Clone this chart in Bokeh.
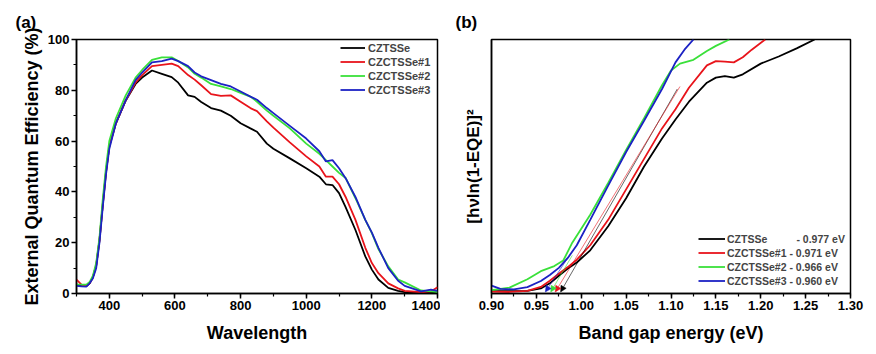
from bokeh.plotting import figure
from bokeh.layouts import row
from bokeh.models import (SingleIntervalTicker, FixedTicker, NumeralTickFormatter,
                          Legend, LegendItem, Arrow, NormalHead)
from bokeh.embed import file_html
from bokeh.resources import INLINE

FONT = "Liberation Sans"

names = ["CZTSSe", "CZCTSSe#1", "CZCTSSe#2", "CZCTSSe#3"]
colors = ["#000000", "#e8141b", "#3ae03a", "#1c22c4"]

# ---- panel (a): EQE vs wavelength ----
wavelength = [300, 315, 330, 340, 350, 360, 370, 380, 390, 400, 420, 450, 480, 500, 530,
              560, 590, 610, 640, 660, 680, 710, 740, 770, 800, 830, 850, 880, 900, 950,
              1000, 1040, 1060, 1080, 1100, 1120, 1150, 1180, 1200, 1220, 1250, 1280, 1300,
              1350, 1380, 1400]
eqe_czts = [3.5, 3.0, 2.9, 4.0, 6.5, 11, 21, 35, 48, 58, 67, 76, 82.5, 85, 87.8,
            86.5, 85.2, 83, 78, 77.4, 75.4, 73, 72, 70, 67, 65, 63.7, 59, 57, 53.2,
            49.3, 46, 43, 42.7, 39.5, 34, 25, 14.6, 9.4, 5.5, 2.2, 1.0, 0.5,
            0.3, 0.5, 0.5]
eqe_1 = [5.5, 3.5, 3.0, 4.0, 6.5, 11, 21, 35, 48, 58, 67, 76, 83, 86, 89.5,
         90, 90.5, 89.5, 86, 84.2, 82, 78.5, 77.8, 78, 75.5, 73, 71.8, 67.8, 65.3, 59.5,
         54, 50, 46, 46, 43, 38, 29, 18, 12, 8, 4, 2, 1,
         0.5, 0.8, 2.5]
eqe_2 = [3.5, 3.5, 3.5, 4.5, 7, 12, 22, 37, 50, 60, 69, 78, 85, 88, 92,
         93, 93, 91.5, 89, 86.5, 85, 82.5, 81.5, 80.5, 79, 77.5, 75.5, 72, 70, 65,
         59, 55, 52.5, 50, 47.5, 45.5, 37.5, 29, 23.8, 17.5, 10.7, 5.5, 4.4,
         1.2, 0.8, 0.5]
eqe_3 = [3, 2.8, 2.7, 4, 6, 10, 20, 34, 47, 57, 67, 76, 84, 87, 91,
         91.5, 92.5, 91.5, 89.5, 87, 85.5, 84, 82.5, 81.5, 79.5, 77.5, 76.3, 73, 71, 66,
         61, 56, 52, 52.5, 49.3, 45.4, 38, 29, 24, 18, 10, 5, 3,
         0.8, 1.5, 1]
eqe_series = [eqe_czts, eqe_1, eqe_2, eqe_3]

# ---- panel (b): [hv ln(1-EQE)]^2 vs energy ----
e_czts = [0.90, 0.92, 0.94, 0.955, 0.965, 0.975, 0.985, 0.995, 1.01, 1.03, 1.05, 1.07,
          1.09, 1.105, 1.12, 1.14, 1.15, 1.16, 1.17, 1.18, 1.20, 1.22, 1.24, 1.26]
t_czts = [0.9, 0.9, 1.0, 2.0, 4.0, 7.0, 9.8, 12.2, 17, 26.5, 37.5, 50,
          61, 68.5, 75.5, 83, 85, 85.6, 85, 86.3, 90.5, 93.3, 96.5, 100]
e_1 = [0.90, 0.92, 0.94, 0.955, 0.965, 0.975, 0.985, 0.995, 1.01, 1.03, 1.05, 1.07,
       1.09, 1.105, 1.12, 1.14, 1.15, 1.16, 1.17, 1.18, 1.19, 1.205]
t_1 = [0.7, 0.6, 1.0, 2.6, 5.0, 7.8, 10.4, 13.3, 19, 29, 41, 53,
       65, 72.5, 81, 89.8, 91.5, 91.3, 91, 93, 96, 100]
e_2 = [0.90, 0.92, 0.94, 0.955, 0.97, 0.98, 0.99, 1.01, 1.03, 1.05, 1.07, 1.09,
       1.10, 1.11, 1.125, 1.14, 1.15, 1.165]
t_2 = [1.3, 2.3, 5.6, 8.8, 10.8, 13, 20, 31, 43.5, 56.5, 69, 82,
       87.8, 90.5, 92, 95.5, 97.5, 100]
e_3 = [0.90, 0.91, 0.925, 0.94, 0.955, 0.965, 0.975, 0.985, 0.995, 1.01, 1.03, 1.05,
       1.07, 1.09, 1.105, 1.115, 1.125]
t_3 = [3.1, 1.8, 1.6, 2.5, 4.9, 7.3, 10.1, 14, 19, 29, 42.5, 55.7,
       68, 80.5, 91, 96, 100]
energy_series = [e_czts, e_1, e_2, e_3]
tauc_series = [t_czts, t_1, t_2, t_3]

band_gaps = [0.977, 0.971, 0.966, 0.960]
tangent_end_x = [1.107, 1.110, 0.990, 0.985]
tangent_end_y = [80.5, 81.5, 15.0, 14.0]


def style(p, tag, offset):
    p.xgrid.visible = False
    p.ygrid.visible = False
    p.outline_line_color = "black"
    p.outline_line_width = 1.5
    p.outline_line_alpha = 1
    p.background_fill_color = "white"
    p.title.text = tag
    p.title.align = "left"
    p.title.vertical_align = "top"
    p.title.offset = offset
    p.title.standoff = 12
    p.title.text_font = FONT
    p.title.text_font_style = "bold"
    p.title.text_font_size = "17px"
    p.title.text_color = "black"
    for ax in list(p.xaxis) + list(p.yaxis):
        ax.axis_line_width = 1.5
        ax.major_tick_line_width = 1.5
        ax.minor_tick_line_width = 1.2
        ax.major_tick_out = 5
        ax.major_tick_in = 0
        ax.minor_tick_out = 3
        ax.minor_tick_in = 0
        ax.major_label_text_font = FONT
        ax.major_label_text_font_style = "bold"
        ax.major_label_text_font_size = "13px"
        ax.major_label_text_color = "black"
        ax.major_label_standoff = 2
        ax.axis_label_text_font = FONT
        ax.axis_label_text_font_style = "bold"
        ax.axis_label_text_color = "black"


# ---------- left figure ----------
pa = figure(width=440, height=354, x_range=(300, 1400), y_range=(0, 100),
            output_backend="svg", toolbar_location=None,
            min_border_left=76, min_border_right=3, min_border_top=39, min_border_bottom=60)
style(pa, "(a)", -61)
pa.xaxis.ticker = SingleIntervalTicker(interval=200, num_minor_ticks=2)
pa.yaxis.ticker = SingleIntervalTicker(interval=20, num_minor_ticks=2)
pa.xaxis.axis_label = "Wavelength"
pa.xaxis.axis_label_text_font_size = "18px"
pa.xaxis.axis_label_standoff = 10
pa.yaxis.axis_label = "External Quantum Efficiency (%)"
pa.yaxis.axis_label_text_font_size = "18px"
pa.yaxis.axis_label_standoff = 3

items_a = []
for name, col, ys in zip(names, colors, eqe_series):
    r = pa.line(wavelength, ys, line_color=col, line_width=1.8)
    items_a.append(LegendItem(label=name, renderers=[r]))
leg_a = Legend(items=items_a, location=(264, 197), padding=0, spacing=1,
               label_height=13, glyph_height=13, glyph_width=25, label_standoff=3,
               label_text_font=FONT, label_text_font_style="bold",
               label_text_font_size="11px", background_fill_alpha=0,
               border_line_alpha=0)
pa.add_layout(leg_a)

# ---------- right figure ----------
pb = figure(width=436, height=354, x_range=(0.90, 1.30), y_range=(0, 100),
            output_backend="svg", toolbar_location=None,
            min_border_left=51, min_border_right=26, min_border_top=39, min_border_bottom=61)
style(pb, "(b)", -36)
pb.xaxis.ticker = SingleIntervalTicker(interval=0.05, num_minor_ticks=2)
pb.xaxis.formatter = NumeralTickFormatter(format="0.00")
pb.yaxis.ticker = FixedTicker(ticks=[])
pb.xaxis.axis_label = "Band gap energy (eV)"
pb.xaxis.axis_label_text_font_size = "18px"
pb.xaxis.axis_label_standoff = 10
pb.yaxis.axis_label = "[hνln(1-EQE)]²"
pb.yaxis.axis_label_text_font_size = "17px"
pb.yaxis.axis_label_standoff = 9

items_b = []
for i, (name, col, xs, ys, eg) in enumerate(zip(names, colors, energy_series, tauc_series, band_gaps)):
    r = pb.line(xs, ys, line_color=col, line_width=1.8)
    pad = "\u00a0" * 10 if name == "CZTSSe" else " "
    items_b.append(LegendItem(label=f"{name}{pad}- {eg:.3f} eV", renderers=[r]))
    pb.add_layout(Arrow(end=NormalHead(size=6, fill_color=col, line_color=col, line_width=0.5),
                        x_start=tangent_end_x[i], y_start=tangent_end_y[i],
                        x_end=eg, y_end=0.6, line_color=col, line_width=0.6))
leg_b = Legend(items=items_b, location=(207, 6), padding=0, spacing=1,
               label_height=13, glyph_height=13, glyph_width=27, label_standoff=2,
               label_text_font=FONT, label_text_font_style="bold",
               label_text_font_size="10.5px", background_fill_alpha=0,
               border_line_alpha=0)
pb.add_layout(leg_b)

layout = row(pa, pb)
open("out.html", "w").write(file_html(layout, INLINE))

^^^^^^^^^^^^^^^^

INSTRUCTIONS TO FOLLOW: Without the pictures, return the listing above from its first line through the line that has "eqe_series = [eqe_czts, eqe_1, eqe_2, eqe_3]".

FINAL RESULT:
Clone this chart in Bokeh.
from bokeh.plotting import figure
from bokeh.layouts import row
from bokeh.models import (SingleIntervalTicker, FixedTicker, NumeralTickFormatter,
                          Legend, LegendItem, Arrow, NormalHead)
from bokeh.embed import file_html
from bokeh.resources import INLINE

FONT = "Liberation Sans"

names = ["CZTSSe", "CZCTSSe#1", "CZCTSSe#2", "CZCTSSe#3"]
colors = ["#000000", "#e8141b", "#3ae03a", "#1c22c4"]

# ---- panel (a): EQE vs wavelength ----
wavelength = [300, 315, 330, 340, 350, 360, 370, 380, 390, 400, 420, 450, 480, 500, 530,
              560, 590, 610, 640, 660, 680, 710, 740, 770, 800, 830, 850, 880, 900, 950,
              1000, 1040, 1060, 1080, 1100, 1120, 1150, 1180, 1200, 1220, 1250, 1280, 1300,
              1350, 1380, 1400]
eqe_czts = [3.5, 3.0, 2.9, 4.0, 6.5, 11, 21, 35, 48, 58, 67, 76, 82.5, 85, 87.8,
            86.5, 85.2, 83, 78, 77.4, 75.4, 73, 72, 70, 67, 65, 63.7, 59, 57, 53.2,
            49.3, 46, 43, 42.7, 39.5, 34, 25, 14.6, 9.4, 5.5, 2.2, 1.0, 0.5,
            0.3, 0.5, 0.5]
eqe_1 = [5.5, 3.5, 3.0, 4.0, 6.5, 11, 21, 35, 48, 58, 67, 76, 83, 86, 89.5,
         90, 90.5, 89.5, 86, 84.2, 82, 78.5, 77.8, 78, 75.5, 73, 71.8, 67.8, 65.3, 59.5,
         54, 50, 46, 46, 43, 38, 29, 18, 12, 8, 4, 2, 1,
         0.5, 0.8, 2.5]
eqe_2 = [3.5, 3.5, 3.5, 4.5, 7, 12, 22, 37, 50, 60, 69, 78, 85, 88, 92,
         93, 93, 91.5, 89, 86.5, 85, 82.5, 81.5, 80.5, 79, 77.5, 75.5, 72, 70, 65,
         59, 55, 52.5, 50, 47.5, 45.5, 37.5, 29, 23.8, 17.5, 10.7, 5.5, 4.4,
         1.2, 0.8, 0.5]
eqe_3 = [3, 2.8, 2.7, 4, 6, 10, 20, 34, 47, 57, 67, 76, 84, 87, 91,
         91.5, 92.5, 91.5, 89.5, 87, 85.5, 84, 82.5, 81.5, 79.5, 77.5, 76.3, 73, 71, 66,
         61, 56, 52, 52.5, 49.3, 45.4, 38, 29, 24, 18, 10, 5, 3,
         0.8, 1.5, 1]
eqe_series = [eqe_czts, eqe_1, eqe_2, eqe_3]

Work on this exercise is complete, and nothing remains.